:: GIVEN TASK ::
Please retype the data in full and exactly; the pictures are not part of the copy.

:: MATERIAL PROVIDED ::
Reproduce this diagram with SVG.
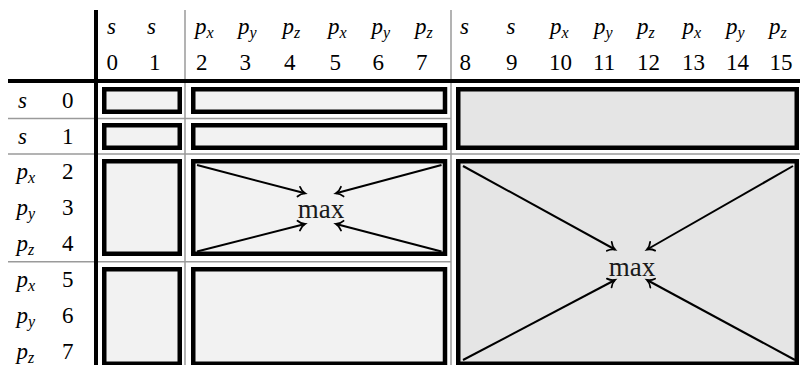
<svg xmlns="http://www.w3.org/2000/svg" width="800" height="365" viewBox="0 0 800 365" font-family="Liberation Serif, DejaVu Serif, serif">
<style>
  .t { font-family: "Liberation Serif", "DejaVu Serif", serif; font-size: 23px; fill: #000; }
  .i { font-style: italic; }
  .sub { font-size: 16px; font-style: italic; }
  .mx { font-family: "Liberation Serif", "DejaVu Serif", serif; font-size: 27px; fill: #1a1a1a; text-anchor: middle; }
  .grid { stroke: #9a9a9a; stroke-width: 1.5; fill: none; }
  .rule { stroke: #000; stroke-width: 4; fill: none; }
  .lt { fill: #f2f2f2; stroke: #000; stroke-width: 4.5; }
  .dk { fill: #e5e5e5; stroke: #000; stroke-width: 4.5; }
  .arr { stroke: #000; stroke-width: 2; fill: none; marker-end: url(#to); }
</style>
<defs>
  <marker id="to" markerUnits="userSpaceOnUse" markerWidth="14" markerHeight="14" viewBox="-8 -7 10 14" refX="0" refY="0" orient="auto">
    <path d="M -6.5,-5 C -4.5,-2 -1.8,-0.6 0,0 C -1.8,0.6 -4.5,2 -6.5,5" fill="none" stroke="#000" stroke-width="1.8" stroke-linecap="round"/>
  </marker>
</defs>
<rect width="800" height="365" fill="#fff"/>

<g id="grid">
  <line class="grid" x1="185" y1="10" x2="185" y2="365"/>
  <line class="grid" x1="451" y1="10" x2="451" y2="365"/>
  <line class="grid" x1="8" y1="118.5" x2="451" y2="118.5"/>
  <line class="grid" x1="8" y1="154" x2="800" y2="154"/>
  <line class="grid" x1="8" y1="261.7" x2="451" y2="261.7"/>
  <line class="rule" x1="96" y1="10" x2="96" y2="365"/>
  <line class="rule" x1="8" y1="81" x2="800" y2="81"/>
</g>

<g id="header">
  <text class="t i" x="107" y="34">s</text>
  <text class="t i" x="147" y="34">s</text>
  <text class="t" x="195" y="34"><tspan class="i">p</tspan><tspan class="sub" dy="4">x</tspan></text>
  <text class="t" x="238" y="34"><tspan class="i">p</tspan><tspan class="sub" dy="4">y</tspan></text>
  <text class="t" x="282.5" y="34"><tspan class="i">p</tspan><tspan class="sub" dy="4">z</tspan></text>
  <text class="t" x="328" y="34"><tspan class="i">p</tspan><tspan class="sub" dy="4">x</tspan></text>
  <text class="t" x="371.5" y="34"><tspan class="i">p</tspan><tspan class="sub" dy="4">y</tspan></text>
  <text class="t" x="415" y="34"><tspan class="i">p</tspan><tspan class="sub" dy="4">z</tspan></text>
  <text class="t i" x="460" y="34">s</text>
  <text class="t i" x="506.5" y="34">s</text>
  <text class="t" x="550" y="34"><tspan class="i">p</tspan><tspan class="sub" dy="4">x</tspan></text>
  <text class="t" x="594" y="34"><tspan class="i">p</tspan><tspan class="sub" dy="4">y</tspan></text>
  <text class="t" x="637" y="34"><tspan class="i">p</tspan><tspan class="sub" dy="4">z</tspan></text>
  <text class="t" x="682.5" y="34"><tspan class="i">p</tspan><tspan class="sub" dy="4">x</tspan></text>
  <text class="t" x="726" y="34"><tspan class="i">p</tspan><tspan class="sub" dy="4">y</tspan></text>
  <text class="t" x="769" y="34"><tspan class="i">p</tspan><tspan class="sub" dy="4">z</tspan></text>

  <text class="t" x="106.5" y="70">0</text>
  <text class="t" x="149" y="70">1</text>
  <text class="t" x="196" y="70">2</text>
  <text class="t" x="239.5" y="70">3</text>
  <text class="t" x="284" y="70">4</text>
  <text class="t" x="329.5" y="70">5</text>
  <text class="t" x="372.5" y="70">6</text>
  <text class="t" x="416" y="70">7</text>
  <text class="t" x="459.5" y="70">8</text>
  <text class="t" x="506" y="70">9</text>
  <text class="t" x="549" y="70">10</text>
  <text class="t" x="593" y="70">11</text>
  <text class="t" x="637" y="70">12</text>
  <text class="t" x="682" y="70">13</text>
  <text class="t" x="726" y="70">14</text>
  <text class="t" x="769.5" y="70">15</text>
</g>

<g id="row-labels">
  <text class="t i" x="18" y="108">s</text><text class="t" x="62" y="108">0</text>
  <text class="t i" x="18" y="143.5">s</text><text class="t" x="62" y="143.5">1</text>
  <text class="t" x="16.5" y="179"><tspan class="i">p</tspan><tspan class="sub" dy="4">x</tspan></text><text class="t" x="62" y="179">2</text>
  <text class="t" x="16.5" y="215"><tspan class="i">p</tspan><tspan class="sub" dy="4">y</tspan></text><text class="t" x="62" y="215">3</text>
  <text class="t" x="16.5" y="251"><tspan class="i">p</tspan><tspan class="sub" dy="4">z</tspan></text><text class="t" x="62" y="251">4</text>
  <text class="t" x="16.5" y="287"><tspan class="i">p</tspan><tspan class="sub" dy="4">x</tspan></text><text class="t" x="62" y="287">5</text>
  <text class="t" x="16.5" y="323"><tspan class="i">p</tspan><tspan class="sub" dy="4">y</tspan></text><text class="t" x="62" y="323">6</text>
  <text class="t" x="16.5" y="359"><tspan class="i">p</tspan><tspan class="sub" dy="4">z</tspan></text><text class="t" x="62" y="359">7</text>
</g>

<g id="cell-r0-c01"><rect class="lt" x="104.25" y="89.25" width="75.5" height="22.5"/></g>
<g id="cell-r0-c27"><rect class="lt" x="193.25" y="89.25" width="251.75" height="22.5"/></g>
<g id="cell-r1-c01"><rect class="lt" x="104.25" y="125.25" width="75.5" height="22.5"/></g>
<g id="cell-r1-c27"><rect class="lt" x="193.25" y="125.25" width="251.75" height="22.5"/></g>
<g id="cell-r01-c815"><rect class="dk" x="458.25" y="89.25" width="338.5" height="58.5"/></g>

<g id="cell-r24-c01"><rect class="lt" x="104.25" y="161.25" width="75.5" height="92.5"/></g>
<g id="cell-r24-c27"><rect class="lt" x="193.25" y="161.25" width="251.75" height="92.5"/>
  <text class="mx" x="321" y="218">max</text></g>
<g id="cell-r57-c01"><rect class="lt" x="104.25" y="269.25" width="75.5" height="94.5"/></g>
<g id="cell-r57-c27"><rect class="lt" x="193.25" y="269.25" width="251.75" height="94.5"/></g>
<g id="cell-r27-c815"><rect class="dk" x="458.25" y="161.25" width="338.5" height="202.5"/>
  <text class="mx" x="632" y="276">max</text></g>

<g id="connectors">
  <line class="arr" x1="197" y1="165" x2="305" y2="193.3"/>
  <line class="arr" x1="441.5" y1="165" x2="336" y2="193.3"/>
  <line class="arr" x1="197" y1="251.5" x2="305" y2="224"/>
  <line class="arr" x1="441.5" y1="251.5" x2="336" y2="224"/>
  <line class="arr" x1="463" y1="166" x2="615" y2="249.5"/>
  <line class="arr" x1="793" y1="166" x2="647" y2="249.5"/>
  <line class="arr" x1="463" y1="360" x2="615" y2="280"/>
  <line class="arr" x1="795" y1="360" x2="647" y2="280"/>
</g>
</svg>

:: ANSWER ::
Reproduce this diagram with SVG.
<svg xmlns="http://www.w3.org/2000/svg" width="800" height="365" viewBox="0 0 800 365" font-family="Liberation Serif, DejaVu Serif, serif">
<style>
  .t { font-family: "Liberation Serif", "DejaVu Serif", serif; font-size: 23px; fill: #000; }
  .i { font-style: italic; }
  .sub { font-size: 16px; font-style: italic; }
  .mx { font-family: "Liberation Serif", "DejaVu Serif", serif; font-size: 27px; fill: #1a1a1a; text-anchor: middle; }
  .grid { stroke: #9a9a9a; stroke-width: 1.5; fill: none; }
  .rule { stroke: #000; stroke-width: 4; fill: none; }
  .lt { fill: #f2f2f2; stroke: #000; stroke-width: 4.5; }
  .dk { fill: #e5e5e5; stroke: #000; stroke-width: 4.5; }
  .arr { stroke: #000; stroke-width: 2; fill: none; marker-end: url(#to); }
</style>
<defs>
  <marker id="to" markerUnits="userSpaceOnUse" markerWidth="14" markerHeight="14" viewBox="-8 -7 10 14" refX="0" refY="0" orient="auto">
    <path d="M -6.5,-5 C -4.5,-2 -1.8,-0.6 0,0 C -1.8,0.6 -4.5,2 -6.5,5" fill="none" stroke="#000" stroke-width="1.8" stroke-linecap="round"/>
  </marker>
</defs>
<rect width="800" height="365" fill="#fff"/>

<g id="grid">
  <line class="grid" x1="185" y1="10" x2="185" y2="365"/>
  <line class="grid" x1="451" y1="10" x2="451" y2="365"/>
  <line class="grid" x1="8" y1="118.5" x2="451" y2="118.5"/>
  <line class="grid" x1="8" y1="154" x2="800" y2="154"/>
  <line class="grid" x1="8" y1="261.7" x2="451" y2="261.7"/>
  <line class="rule" x1="96" y1="10" x2="96" y2="365"/>
  <line class="rule" x1="8" y1="81" x2="800" y2="81"/>
</g>

<g id="header">
  <text class="t i" x="107" y="34">s</text>
  <text class="t i" x="147" y="34">s</text>
  <text class="t" x="195" y="34"><tspan class="i">p</tspan><tspan class="sub" dy="4">x</tspan></text>
  <text class="t" x="238" y="34"><tspan class="i">p</tspan><tspan class="sub" dy="4">y</tspan></text>
  <text class="t" x="282.5" y="34"><tspan class="i">p</tspan><tspan class="sub" dy="4">z</tspan></text>
  <text class="t" x="328" y="34"><tspan class="i">p</tspan><tspan class="sub" dy="4">x</tspan></text>
  <text class="t" x="371.5" y="34"><tspan class="i">p</tspan><tspan class="sub" dy="4">y</tspan></text>
  <text class="t" x="415" y="34"><tspan class="i">p</tspan><tspan class="sub" dy="4">z</tspan></text>
  <text class="t i" x="460" y="34">s</text>
  <text class="t i" x="506.5" y="34">s</text>
  <text class="t" x="550" y="34"><tspan class="i">p</tspan><tspan class="sub" dy="4">x</tspan></text>
  <text class="t" x="594" y="34"><tspan class="i">p</tspan><tspan class="sub" dy="4">y</tspan></text>
  <text class="t" x="637" y="34"><tspan class="i">p</tspan><tspan class="sub" dy="4">z</tspan></text>
  <text class="t" x="682.5" y="34"><tspan class="i">p</tspan><tspan class="sub" dy="4">x</tspan></text>
  <text class="t" x="726" y="34"><tspan class="i">p</tspan><tspan class="sub" dy="4">y</tspan></text>
  <text class="t" x="769" y="34"><tspan class="i">p</tspan><tspan class="sub" dy="4">z</tspan></text>

  <text class="t" x="106.5" y="70">0</text>
  <text class="t" x="149" y="70">1</text>
  <text class="t" x="196" y="70">2</text>
  <text class="t" x="239.5" y="70">3</text>
  <text class="t" x="284" y="70">4</text>
  <text class="t" x="329.5" y="70">5</text>
  <text class="t" x="372.5" y="70">6</text>
  <text class="t" x="416" y="70">7</text>
  <text class="t" x="459.5" y="70">8</text>
  <text class="t" x="506" y="70">9</text>
  <text class="t" x="549" y="70">10</text>
  <text class="t" x="593" y="70">11</text>
  <text class="t" x="637" y="70">12</text>
  <text class="t" x="682" y="70">13</text>
  <text class="t" x="726" y="70">14</text>
  <text class="t" x="769.5" y="70">15</text>
</g>

<g id="row-labels">
  <text class="t i" x="18" y="108">s</text><text class="t" x="62" y="108">0</text>
  <text class="t i" x="18" y="143.5">s</text><text class="t" x="62" y="143.5">1</text>
  <text class="t" x="16.5" y="179"><tspan class="i">p</tspan><tspan class="sub" dy="4">x</tspan></text><text class="t" x="62" y="179">2</text>
  <text class="t" x="16.5" y="215"><tspan class="i">p</tspan><tspan class="sub" dy="4">y</tspan></text><text class="t" x="62" y="215">3</text>
  <text class="t" x="16.5" y="251"><tspan class="i">p</tspan><tspan class="sub" dy="4">z</tspan></text><text class="t" x="62" y="251">4</text>
  <text class="t" x="16.5" y="287"><tspan class="i">p</tspan><tspan class="sub" dy="4">x</tspan></text><text class="t" x="62" y="287">5</text>
  <text class="t" x="16.5" y="323"><tspan class="i">p</tspan><tspan class="sub" dy="4">y</tspan></text><text class="t" x="62" y="323">6</text>
  <text class="t" x="16.5" y="359"><tspan class="i">p</tspan><tspan class="sub" dy="4">z</tspan></text><text class="t" x="62" y="359">7</text>
</g>

<g id="cell-r0-c01"><rect class="lt" x="104.25" y="89.25" width="75.5" height="22.5"/></g>
<g id="cell-r0-c27"><rect class="lt" x="193.25" y="89.25" width="251.75" height="22.5"/></g>
<g id="cell-r1-c01"><rect class="lt" x="104.25" y="125.25" width="75.5" height="22.5"/></g>
<g id="cell-r1-c27"><rect class="lt" x="193.25" y="125.25" width="251.75" height="22.5"/></g>
<g id="cell-r01-c815"><rect class="dk" x="458.25" y="89.25" width="338.5" height="58.5"/></g>

<g id="cell-r24-c01"><rect class="lt" x="104.25" y="161.25" width="75.5" height="92.5"/></g>
<g id="cell-r24-c27"><rect class="lt" x="193.25" y="161.25" width="251.75" height="92.5"/>
  <text class="mx" x="321" y="218">max</text></g>
<g id="cell-r57-c01"><rect class="lt" x="104.25" y="269.25" width="75.5" height="94.5"/></g>
<g id="cell-r57-c27"><rect class="lt" x="193.25" y="269.25" width="251.75" height="94.5"/></g>
<g id="cell-r27-c815"><rect class="dk" x="458.25" y="161.25" width="338.5" height="202.5"/>
  <text class="mx" x="632" y="276">max</text></g>

<g id="connectors">
  <line class="arr" x1="197" y1="165" x2="305" y2="193.3"/>
  <line class="arr" x1="441.5" y1="165" x2="336" y2="193.3"/>
  <line class="arr" x1="197" y1="251.5" x2="305" y2="224"/>
  <line class="arr" x1="441.5" y1="251.5" x2="336" y2="224"/>
  <line class="arr" x1="463" y1="166" x2="615" y2="249.5"/>
  <line class="arr" x1="793" y1="166" x2="647" y2="249.5"/>
  <line class="arr" x1="463" y1="360" x2="615" y2="280"/>
  <line class="arr" x1="795" y1="360" x2="647" y2="280"/>
</g>
</svg>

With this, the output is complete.